TexasGin_82 (ha votato 9 questo film) alle 16:25 del 28 agosto 2012 ha scritto:

questo film me lo ero perso fino a ieri sera!

Marco_Biasio (ha votato 8 questo film) alle 12:13 del 2 agosto 2015 ha scritto:

Vive della stessa estetica maledettistica ed autocompiaciuta (dunque, in definitiva, posticcia, vagamente irritante) del Korine di Gummo. La differenza è che qui si racconta una storia, lì si spia dal buco della serratura: in entrambi i casi si rimane fortemente impressionati dalle prime visioni e la sensazione di insincerità si fa strada solo in seguito, quasi sottopelle. Questa è, comunque, una visione del tutto personale. Preferisco sicuramente l'Aronofsky di Pi, ma ammetto che è un gran bel vedere anche questo (la storia della madre è straziante). Qualche faciloneria qui e lì nel tessuto narrativo non ne intacca la forza complessiva.
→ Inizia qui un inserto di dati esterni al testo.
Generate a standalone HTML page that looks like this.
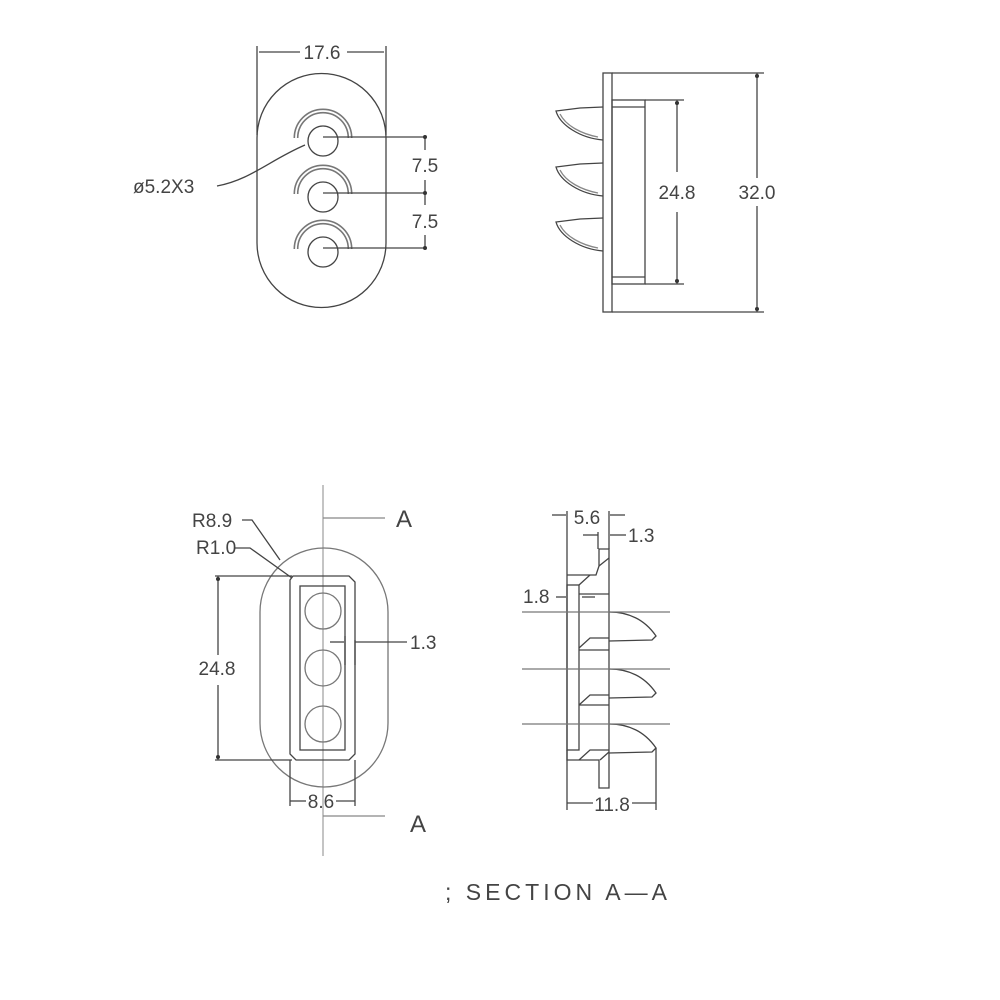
<!DOCTYPE html>
<html><head><style>body{margin:0;background:#fff}svg{display:block}text{font-family:"Liberation Sans",sans-serif;fill:#444}</style></head><body>
<svg width="1000" height="1000" viewBox="0 0 1000 1000" xmlns="http://www.w3.org/2000/svg">
<g fill="none" stroke="#444" stroke-width="1.3">
<!-- TOP LEFT -->
<path d="M257,138 A64.5,64.5 0 0 1 386,138 L386,243 A64.5,64.5 0 0 1 257,243 Z"/>
<line x1="257" y1="46" x2="257" y2="135"/><line x1="386" y1="46" x2="386" y2="135"/>
<line x1="259" y1="52" x2="300" y2="52"/><line x1="347" y1="52" x2="384" y2="52"/>
<g id="h1">
<circle cx="323" cy="141" r="15"/>
<path d="M296,138 A27,27 0 0 1 350,138" stroke-width="5" stroke="#777"/>
<path d="M296,138 A27,27 0 0 1 350,138" stroke="#fff" stroke-width="1.8"/>
</g>
<use href="#h1" y="56"/><use href="#h1" y="111"/>
<line x1="323" y1="137" x2="425" y2="137"/><line x1="323" y1="193" x2="425" y2="193"/><line x1="323" y1="248" x2="425" y2="248"/>
<line x1="425" y1="137" x2="425" y2="150"/><line x1="425" y1="180" x2="425" y2="205"/><line x1="425" y1="235" x2="425" y2="248"/>
<path d="M217,186 C250,180 270,160 305,145"/>
<!-- TOP RIGHT -->
<rect x="603" y="73" width="9" height="239"/>
<rect x="612" y="100" width="33" height="184"/>
<line x1="612" y1="107" x2="645" y2="107"/><line x1="612" y1="277" x2="645" y2="277"/>
<line x1="645" y1="100" x2="684" y2="100"/><line x1="645" y1="284" x2="684" y2="284"/>
<line x1="677" y1="100" x2="677" y2="172"/><line x1="677" y1="212" x2="677" y2="284"/>
<line x1="612" y1="73" x2="764" y2="73"/><line x1="612" y1="312" x2="764" y2="312"/>
<line x1="757" y1="73" x2="757" y2="178"/><line x1="757" y1="206" x2="757" y2="312"/>
<g id="f1"><path d="M603,107 L580,108 L556,111 C560,125 580,138 603,140"/><path d="M560,114 C566,126 582,134 598,137" stroke="#888"/></g>
<use href="#f1" y="56"/><use href="#f1" y="111"/>
<!-- BOTTOM LEFT -->
<line x1="323" y1="485" x2="323" y2="856" stroke="#888" stroke-width="1"/>
<path d="M260,612 A64,64 0 0 1 388,612 L388,723 A64,64 0 0 1 260,723 Z" stroke="#777"/>
<path d="M293,576 L349,576 L355,582 L355,754 L349,760 L296,760 L290,754 L290,580 Z"/>
<rect x="300" y="586" width="45" height="164"/>
<circle cx="323" cy="611" r="18" stroke="#777"/><circle cx="323" cy="668" r="18" stroke="#777"/><circle cx="323" cy="724" r="18" stroke="#777"/>
<line x1="215" y1="576" x2="292" y2="576"/><line x1="215" y1="760" x2="292" y2="760"/>
<line x1="218" y1="576" x2="218" y2="655"/><line x1="218" y1="685" x2="218" y2="760"/>
<line x1="290" y1="760" x2="290" y2="806"/><line x1="355" y1="760" x2="355" y2="806"/>
<line x1="290" y1="801" x2="306" y2="801"/><line x1="336" y1="801" x2="355" y2="801"/>
<line x1="323" y1="518" x2="385" y2="518" stroke="#888"/><line x1="323" y1="816" x2="385" y2="816" stroke="#888"/>
<line x1="330" y1="642" x2="344" y2="642"/><line x1="345" y1="636" x2="345" y2="665"/><line x1="355" y1="640" x2="355" y2="665"/>
<line x1="355" y1="642" x2="407" y2="642"/>
<path d="M242,520 L252,520 L280,560"/><path d="M235,548 L250,548 L292,578"/>
<!-- BOTTOM RIGHT -->
<line x1="567" y1="511" x2="567" y2="810"/><line x1="609" y1="511" x2="609" y2="549"/>
<line x1="552" y1="515" x2="566" y2="515"/><line x1="610" y1="515" x2="625" y2="515"/>
<line x1="583" y1="535" x2="598" y2="535"/><line x1="598" y1="532" x2="598" y2="549"/><line x1="610" y1="535" x2="626" y2="535"/>
<rect x="567" y="585" width="12" height="165"/>
<path d="M567,575 L596,575 L599,566 L599,549 L609,549 L609,755"/>
<path d="M599,566 L609,558"/><path d="M579,585 L590,575"/>
<path d="M567,750 L567,760 L599,760 L599,788 L609,788 L609,755"/>
<path d="M600,760 L609,752"/>
<line x1="579" y1="594" x2="609" y2="594"/>
<line x1="579" y1="650" x2="609" y2="650"/><line x1="579" y1="705" x2="609" y2="705"/>
<g id="f2"><path d="M609,612 C630,612 645,620 656,636 L652,640 L609,641"/><path d="M579,648 L590,638 L609,638"/></g>
<use href="#f2" y="57"/><use href="#f2" y="112"/>
<line x1="522" y1="612" x2="670" y2="612" stroke="#777"/><line x1="522" y1="669" x2="670" y2="669" stroke="#777"/><line x1="522" y1="724" x2="670" y2="724" stroke="#777"/>
<line x1="556" y1="597" x2="566" y2="597"/><line x1="582" y1="597" x2="595" y2="597"/>
<line x1="656" y1="748" x2="656" y2="810"/>
<line x1="567" y1="803" x2="593" y2="803"/><line x1="632" y1="803" x2="656" y2="803"/>
</g>
<g fill="#333">
<circle cx="425" cy="137" r="2"/><circle cx="425" cy="193" r="2"/><circle cx="425" cy="248" r="2"/>
<circle cx="677" cy="103" r="2"/><circle cx="677" cy="281" r="2"/><circle cx="757" cy="76" r="2"/><circle cx="757" cy="309" r="2"/>
<circle cx="218" cy="579" r="2"/><circle cx="218" cy="757" r="2"/>
</g>
<g font-size="19">
<text x="322" y="59" text-anchor="middle">17.6</text>
<text x="133" y="193">ø5.2X3</text>
<text x="425" y="172" text-anchor="middle">7.5</text>
<text x="425" y="228" text-anchor="middle">7.5</text>
<text x="677" y="199" text-anchor="middle">24.8</text>
<text x="757" y="199" text-anchor="middle">32.0</text>
<text x="192" y="527">R8.9</text>
<text x="196" y="554">R1.0</text>
<text x="217" y="675" text-anchor="middle">24.8</text>
<text x="410" y="649">1.3</text>
<text x="321" y="808" text-anchor="middle">8.6</text>
<text x="587" y="524" text-anchor="middle">5.6</text>
<text x="628" y="542">1.3</text>
<text x="523" y="603">1.8</text>
<text x="612" y="811" text-anchor="middle">11.8</text>
<text x="445" y="900" font-size="23" textLength="222" lengthAdjust="spacing">; SECTION A—A</text>
</g>
<text x="396" y="527" font-size="24">A</text>
<text x="410" y="832" font-size="24">A</text>
</svg>
</body></html>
forever007 (ha votato 9 questo film) alle 20:03 del 22 ottobre 2015 ha scritto:

Non è dieci perchè uno dei personaggi non mi ha colpito più di tanto. Se ci fosse solo la madre il film sarebbe già fortissimo, con Marion e Jared Leto tocca vette che pochi film negli anni 2000 hanno toccato. Disturbante.